Ms Burney stated publicly to reporters, "It astounds me that the people that are advocating for the removal of 18C are basically white men of a certain age that have never experienced racial discrimination in their life,"

Due to my ethnic origin and surname, I have faced racial discrimination as a child, teenager and as an adult. Despite this, I believe strongly in freedom of speech. It is my belief to respond to discrimination with counter argument, humour and satire which has led me to become a cartoonist.

I have publicly been critical of Section 18C due to its limitation on free speech. My work has also been subject of a complaint to the Australian Human Rights Commission in 2009 when I drew a cartoon based on the 2009 Productivity Commission report into Indigenous Disadvantage. My cartoon supported the well-being of remote aboriginal children yet became the subject of a complaint.
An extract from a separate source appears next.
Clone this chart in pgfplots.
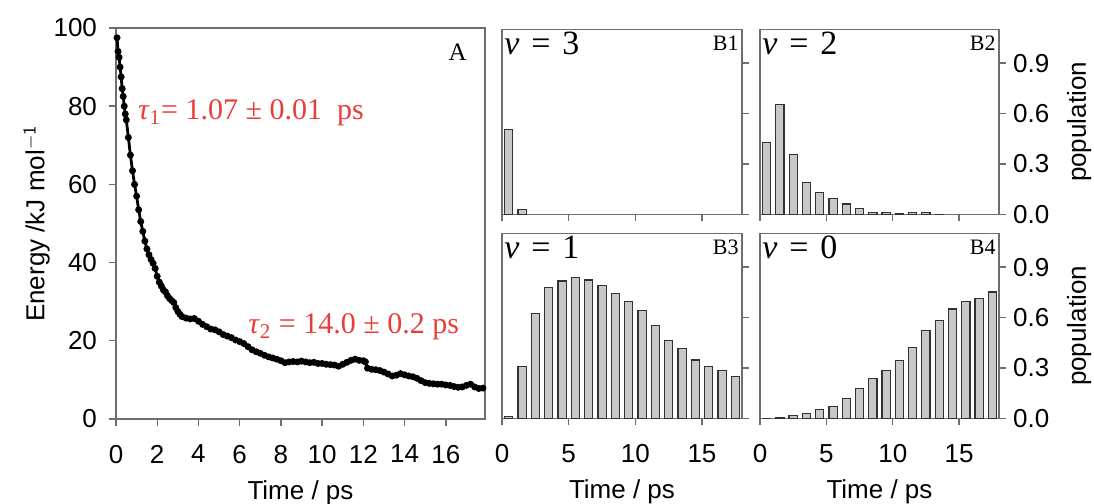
\documentclass[border=0pt]{standalone}
\usepackage{pgfplots}
\pgfplotsset{compat=1.18}
\usepackage{fontspec}
\setmainfont{Liberation Sans}
\newfontfamily\tnr{Liberation Serif}

\definecolor{axgray}{RGB}{110,110,110}
\definecolor{annred}{RGB}{232,62,58}
\definecolor{barfill}{RGB}{200,200,200}
\definecolor{baredge}{RGB}{50,50,50}

\pgfplotsset{
  base/.style={
    scale only axis,
    axis line style={axgray, line width=0.7pt},
    tick style={axgray, line width=0.7pt},
    major tick length=3.5pt,
    tick align=outside,
    /pgf/number format/assume math mode=true,
    ticklabel style={font=\fontsize{13}{13}\selectfont},
    xticklabel shift=6pt,
    label style={font=\fontsize{13}{13}\selectfont},
    xlabel shift=1.5pt,
  },
  pop/.style={
    base,
    width=120pt, height=92.5pt,
    xmin=0, xmax=18, ymin=0, ymax=1.1,
    xtick={0,5,10,15},
    ytick={0,0.3,0.6,0.9},
    yticklabels={0.0,0.3,0.6,0.9},
    xtick pos=bottom, ytick pos=right,
    ybar, bar width=4.1pt,
  },
  popright/.style={
    yticklabel pos=right,
    ylabel={population}, ylabel near ticks,
    ylabel style={font=\fontsize{13}{13}\selectfont},
    ylabel shift=2pt,
  },
  bars/.style={fill=barfill, draw=baredge, line width=0.6pt},
}
\newcommand{\vlab}[1]{{\tnr\fontsize{17}{17}\selectfont\itshape v\upshape\hspace{0.35em}=\hspace{0.35em}#1}}
\newcommand{\blab}[1]{{\tnr\fontsize{11}{11}\selectfont #1}}

\begin{document}
\begin{tikzpicture}
\useasboundingbox (0,0) rectangle (547pt,252pt);

% panel A: energy decay
\begin{axis}[base,
  at={(58pt,42.5pt)}, anchor=south west,
  width=184.5pt, height=195.5pt,
  xmin=0, xmax=17.9, ymin=0, ymax=100,
  xtick={0,2,...,16}, ytick={0,20,...,100},
  xtick pos=bottom, ytick pos=left,
  yticklabel shift=2.5pt, ylabel shift=-5pt,
  xlabel={Time / ps}, ylabel={Energy /kJ mol$^{\mathsf{-1}}$},
]
\addplot[black, line width=1.4pt, mark=*, mark size=1pt] coordinates {
(0.05,97.5) (0.1,94) (0.15,92.5) (0.2,90) (0.25,87.5) (0.3,84.5) (0.35,82.5)
(0.4,80) (0.45,78) (0.5,76.5) (0.6,72) (0.7,67.5) (0.8,63.5) (0.9,60)
(1.0,57) (1.1,53.5) (1.2,50.5) (1.3,48) (1.4,45.5) (1.5,43.5) (1.6,42)
(1.7,40.8) (1.8,39.8) (1.9,38.5) (2.0,36.5) (2.1,35) (2.2,34) (2.3,33)
(2.4,32.5) (2.5,31.5) (2.6,30.8) (2.7,30.3) (2.8,29.8) (2.9,28.5) (3.0,27.5)
(3.1,26.8) (3.2,26.2) (3.4,25.8) (3.6,25.6) (3.8,25.7) (4.0,25.0) (4.2,24.2)
(4.4,23.6) (4.6,23.0) (4.8,22.8) (5.0,22.3) (5.2,21.6) (5.4,21.2) (5.6,20.8)
(5.8,20.2) (6.0,19.8) (6.2,19.3) (6.4,18.5) (6.6,17.7) (6.8,17.2) (7.0,16.8)
(7.2,16.3) (7.4,15.9) (7.6,15.6) (7.8,15.3) (8.0,14.9) (8.2,14.4) (8.4,14.6)
(8.6,14.7) (8.8,14.6) (9.0,14.8) (9.2,14.6) (9.4,14.4) (9.6,14.5) (9.8,14.2)
(10.0,14.2) (10.2,14.0) (10.4,13.9) (10.6,13.8) (10.8,13.5) (11.0,14.0)
(11.2,14.5) (11.4,15.0) (11.6,15.3) (11.8,15.0) (12.0,14.9) (12.1,14.6)
(12.2,13.0) (12.4,12.7) (12.6,12.6) (12.8,12.4) (13.0,12.0) (13.2,11.5)
(13.4,11.0) (13.6,11.2) (13.8,11.6) (14.0,11.3) (14.2,11.0) (14.4,10.8)
(14.6,10.4) (14.8,9.8) (15.0,9.3) (15.2,9.1) (15.4,9.0) (15.6,8.9) (15.8,8.9)
(16.0,8.7) (16.2,8.6) (16.4,8.3) (16.6,8.1) (16.8,8.2) (17.0,8.6) (17.2,8.9)
(17.4,8.2) (17.6,7.8) (17.8,7.9)
};
\node[anchor=north east, inner sep=0pt, font=\tnr\fontsize{12.5}{12.5}\selectfont]
  at ([xshift=-9pt,yshift=-8pt]rel axis cs:1,1) {A};
\node[anchor=base west, inner sep=0pt, text=annred, font=\tnr\fontsize{15}{15}\selectfont]
  at (axis cs:1.05,76.5) {\textit{τ}\textsubscript{1}= 1.07 ± 0.01\ \ ps};
\node[anchor=base west, inner sep=0pt, text=annred, font=\tnr\fontsize{15}{15}\selectfont]
  at (axis cs:6.4,21.8) {\textit{τ}\textsubscript{2} = 14.0 ± 0.2 ps};
\end{axis}

% B1: v = 3
\begin{axis}[pop,
  at={(251pt,144.75pt)}, anchor=south west,
  xticklabels={}, yticklabels={},
]
\addplot[bars] coordinates {(0.5,0.505) (1.5,0.03)};
\node[anchor=north west, inner sep=1pt] at (rel axis cs:0,1) {\vlab{3}};
\node[anchor=north east, inner sep=1.5pt, yshift=-1.5pt] at (rel axis cs:1,1) {\blab{B1}};
\end{axis}

% B2: v = 2
\begin{axis}[pop, popright,
  at={(380pt,144.75pt)}, anchor=south west,
  width=119.5pt,
  xticklabels={},
]
\addplot[bars] coordinates {
(0.5,0.426) (1.5,0.653) (2.5,0.359) (3.5,0.188) (4.5,0.130) (5.5,0.095)
(6.5,0.063) (7.5,0.036) (8.5,0.014) (9.5,0.012) (10.5,0.008) (11.5,0.014)
(12.5,0.014) (13.5,0.002)};
\node[anchor=north west, inner sep=1pt] at (rel axis cs:0,1) {\vlab{2}};
\node[anchor=north east, inner sep=1.5pt, yshift=-1.5pt] at (rel axis cs:1,1) {\blab{B2}};
\end{axis}

% B3: v = 1
\begin{axis}[pop,
  at={(251pt,42.75pt)}, anchor=south west,
  yticklabels={}, xlabel={Time / ps},
]
\addplot[bars] coordinates {
(0.5,0.01) (1.5,0.308) (2.5,0.624) (3.5,0.781) (4.5,0.817) (5.5,0.836)
(6.5,0.823) (7.5,0.789) (8.5,0.741) (9.5,0.695) (10.5,0.642) (11.5,0.554)
(12.5,0.465) (13.5,0.415) (14.5,0.348) (15.5,0.308) (16.5,0.284) (17.5,0.248)};
\node[anchor=north west, inner sep=1pt] at (rel axis cs:0,1) {\vlab{1}};
\node[anchor=north east, inner sep=1.5pt, yshift=-1.5pt] at (rel axis cs:1,1) {\blab{B3}};
\end{axis}

% B4: v = 0
\begin{axis}[pop, popright,
  at={(380pt,42.75pt)}, anchor=south west,
  width=119.5pt,
  xlabel={Time / ps},
]
\addplot[bars] coordinates {
(0.5,0) (1.5,0.006) (2.5,0.016) (3.5,0.030) (4.5,0.053) (5.5,0.069)
(6.5,0.117) (7.5,0.178) (8.5,0.240) (9.5,0.287) (10.5,0.345) (11.5,0.424)
(12.5,0.521) (13.5,0.582) (14.5,0.651) (15.5,0.695) (16.5,0.713) (17.5,0.752)};
\node[anchor=north west, inner sep=1pt] at (rel axis cs:0,1) {\vlab{0}};
\node[anchor=north east, inner sep=1.5pt, yshift=-1.5pt] at (rel axis cs:1,1) {\blab{B4}};
\end{axis}
\end{tikzpicture}
\end{document}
My experience in this event largely shaped my views on Section 18C of the Racial Discrimination Act.

Ms Burney made public statements on Wednesday 9 November 2016 which are deliberately designed to ridicule, silence, offend, intimidate and humiliate me.

Her public statement was untruthful and hurtful.

How do you think the complaint could be resolved?

The complaint can be resolved by a public apology from Ms Burney and financial compensation of $10,000 from Ms Burney to assuage my hurt feelings.

If you’ve also experienced racial discrimination in your life, and you’re opposed to section 18C of the Racial Discrimination Act, and you’re a white, middle aged male, I encourage you to google ‘Australian Human Rights Commission Complaint form’.

You can easily do it on your phone while waiting for a bus, train, Uber ride, in line at the supermarket checkout, in your GP waiting room, during TV ads…fortunately the AHRC has made the complaint process a very quick, painless, simple exercise.

It takes just minutes to click, fill and submit.

I encourage you to take advantage of it.

After all, this is what Racial Discrimination Commissioner has publicly advocated we all do if we’re offended.

There’s no cost and an officer of the AHRC will contact you shortly to assist you.